Check every line below for the word "matplotlib" and copy each one that has it.
======== ITEMS
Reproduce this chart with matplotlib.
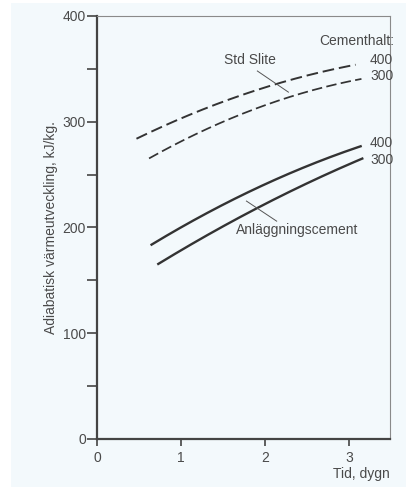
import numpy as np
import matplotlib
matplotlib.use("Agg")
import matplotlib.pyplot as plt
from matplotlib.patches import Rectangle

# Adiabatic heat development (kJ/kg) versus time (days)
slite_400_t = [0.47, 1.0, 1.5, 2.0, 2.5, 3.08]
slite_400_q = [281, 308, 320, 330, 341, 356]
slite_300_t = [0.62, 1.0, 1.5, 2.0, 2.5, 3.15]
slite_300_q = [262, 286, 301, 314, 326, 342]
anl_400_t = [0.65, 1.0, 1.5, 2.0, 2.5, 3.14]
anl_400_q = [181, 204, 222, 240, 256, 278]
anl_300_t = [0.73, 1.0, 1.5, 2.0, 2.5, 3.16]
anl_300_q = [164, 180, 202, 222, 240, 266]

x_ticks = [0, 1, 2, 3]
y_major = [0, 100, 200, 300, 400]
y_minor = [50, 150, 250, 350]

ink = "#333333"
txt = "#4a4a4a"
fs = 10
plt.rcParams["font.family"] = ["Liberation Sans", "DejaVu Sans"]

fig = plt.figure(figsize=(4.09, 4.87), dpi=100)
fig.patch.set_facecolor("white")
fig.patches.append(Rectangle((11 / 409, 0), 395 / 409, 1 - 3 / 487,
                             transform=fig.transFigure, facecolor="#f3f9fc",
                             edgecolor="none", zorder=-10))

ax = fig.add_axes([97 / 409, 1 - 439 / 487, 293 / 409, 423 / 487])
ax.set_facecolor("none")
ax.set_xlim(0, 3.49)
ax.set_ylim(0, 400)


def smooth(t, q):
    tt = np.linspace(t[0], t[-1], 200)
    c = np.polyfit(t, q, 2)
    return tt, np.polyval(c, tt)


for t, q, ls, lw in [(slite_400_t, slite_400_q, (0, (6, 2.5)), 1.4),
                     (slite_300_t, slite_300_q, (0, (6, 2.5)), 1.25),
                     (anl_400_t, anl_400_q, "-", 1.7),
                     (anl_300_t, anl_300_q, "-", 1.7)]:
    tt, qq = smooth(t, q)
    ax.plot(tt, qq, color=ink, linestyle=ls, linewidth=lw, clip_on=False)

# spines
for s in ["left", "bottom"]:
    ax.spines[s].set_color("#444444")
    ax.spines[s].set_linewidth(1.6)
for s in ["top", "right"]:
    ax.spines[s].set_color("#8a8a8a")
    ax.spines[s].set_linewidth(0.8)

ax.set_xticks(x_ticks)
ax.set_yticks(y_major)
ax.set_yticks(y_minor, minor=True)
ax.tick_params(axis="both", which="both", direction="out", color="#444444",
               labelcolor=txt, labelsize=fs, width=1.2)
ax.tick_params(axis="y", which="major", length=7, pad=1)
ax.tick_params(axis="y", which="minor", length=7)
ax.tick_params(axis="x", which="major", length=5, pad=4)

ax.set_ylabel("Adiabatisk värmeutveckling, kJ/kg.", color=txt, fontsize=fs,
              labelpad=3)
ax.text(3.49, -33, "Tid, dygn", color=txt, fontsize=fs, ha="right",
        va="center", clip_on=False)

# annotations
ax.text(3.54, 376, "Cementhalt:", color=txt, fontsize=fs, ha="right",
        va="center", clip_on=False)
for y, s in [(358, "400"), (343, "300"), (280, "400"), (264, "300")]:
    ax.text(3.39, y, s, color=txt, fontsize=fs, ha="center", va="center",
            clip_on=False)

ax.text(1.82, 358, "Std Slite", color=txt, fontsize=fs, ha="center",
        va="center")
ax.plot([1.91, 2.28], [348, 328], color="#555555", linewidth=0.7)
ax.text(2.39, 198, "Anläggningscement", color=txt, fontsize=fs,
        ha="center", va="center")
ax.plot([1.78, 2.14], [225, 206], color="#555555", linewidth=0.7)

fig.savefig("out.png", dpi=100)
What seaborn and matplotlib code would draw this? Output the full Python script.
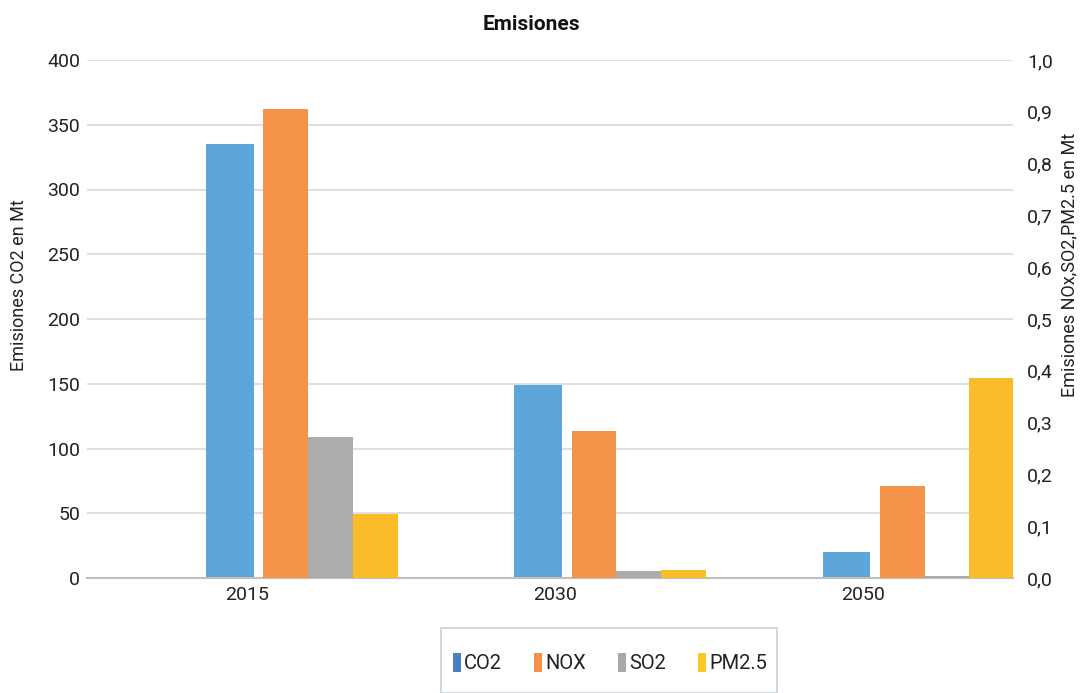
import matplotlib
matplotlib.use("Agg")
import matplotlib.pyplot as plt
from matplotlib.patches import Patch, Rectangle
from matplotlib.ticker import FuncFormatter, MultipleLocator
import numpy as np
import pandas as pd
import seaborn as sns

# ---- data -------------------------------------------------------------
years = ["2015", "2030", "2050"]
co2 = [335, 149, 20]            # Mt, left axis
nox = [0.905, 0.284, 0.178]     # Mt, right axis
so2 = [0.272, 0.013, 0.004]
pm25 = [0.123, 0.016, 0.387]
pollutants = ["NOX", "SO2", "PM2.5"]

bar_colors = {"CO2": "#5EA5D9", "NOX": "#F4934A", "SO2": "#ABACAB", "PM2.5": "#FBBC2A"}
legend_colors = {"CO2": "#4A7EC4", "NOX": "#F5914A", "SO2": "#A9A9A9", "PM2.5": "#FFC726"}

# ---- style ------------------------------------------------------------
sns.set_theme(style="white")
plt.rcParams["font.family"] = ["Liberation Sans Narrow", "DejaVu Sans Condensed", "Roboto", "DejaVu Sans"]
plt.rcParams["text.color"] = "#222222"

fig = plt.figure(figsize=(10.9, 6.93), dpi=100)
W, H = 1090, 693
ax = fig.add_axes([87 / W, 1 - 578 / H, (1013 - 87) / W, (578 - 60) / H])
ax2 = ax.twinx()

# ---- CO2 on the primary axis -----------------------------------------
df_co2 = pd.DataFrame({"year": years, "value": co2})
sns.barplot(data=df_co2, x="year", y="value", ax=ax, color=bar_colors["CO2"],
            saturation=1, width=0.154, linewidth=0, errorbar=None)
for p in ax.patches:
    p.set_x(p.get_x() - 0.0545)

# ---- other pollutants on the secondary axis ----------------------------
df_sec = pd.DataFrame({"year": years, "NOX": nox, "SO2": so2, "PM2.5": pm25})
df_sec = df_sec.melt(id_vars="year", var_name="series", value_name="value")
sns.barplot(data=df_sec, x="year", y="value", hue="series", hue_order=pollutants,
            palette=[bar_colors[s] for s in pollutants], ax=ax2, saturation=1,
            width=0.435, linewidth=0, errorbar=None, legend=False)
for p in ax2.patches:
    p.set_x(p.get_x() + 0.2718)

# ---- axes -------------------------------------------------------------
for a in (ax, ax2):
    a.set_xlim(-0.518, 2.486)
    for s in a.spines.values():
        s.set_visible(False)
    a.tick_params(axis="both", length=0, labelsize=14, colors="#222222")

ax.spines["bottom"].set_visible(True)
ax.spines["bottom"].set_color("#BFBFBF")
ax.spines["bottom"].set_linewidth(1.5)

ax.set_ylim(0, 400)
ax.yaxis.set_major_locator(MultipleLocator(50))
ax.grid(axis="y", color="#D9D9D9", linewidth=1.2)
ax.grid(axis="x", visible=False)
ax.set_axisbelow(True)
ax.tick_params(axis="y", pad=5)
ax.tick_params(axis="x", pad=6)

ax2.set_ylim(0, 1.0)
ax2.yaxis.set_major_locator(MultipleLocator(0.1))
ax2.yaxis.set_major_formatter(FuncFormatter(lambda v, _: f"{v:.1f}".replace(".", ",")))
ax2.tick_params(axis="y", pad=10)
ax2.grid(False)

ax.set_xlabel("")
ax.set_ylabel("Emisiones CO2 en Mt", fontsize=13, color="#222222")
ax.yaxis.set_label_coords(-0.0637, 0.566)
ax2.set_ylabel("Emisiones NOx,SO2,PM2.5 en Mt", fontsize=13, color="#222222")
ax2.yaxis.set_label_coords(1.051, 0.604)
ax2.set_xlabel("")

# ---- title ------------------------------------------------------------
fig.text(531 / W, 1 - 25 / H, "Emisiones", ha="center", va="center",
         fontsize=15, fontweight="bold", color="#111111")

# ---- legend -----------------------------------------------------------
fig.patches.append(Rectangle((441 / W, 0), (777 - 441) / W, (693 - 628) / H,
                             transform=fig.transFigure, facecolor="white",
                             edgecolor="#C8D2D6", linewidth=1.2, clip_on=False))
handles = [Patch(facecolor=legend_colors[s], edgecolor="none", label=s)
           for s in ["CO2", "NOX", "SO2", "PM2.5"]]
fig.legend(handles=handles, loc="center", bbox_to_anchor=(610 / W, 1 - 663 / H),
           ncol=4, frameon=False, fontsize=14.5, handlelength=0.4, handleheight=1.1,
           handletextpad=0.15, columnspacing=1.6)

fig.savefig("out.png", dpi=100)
================
→ SOLUTION FOR THIS PROBLEM
Reproduce this chart with matplotlib.
import matplotlib
matplotlib.use("Agg")
import matplotlib.pyplot as plt
from matplotlib.patches import Rectangle
What seaborn and matplotlib code would draw this? Output the full Python script.
import matplotlib
matplotlib.use("Agg")
import matplotlib.pyplot as plt
from matplotlib.patches import Patch, Rectangle
from matplotlib.ticker import FuncFormatter, MultipleLocator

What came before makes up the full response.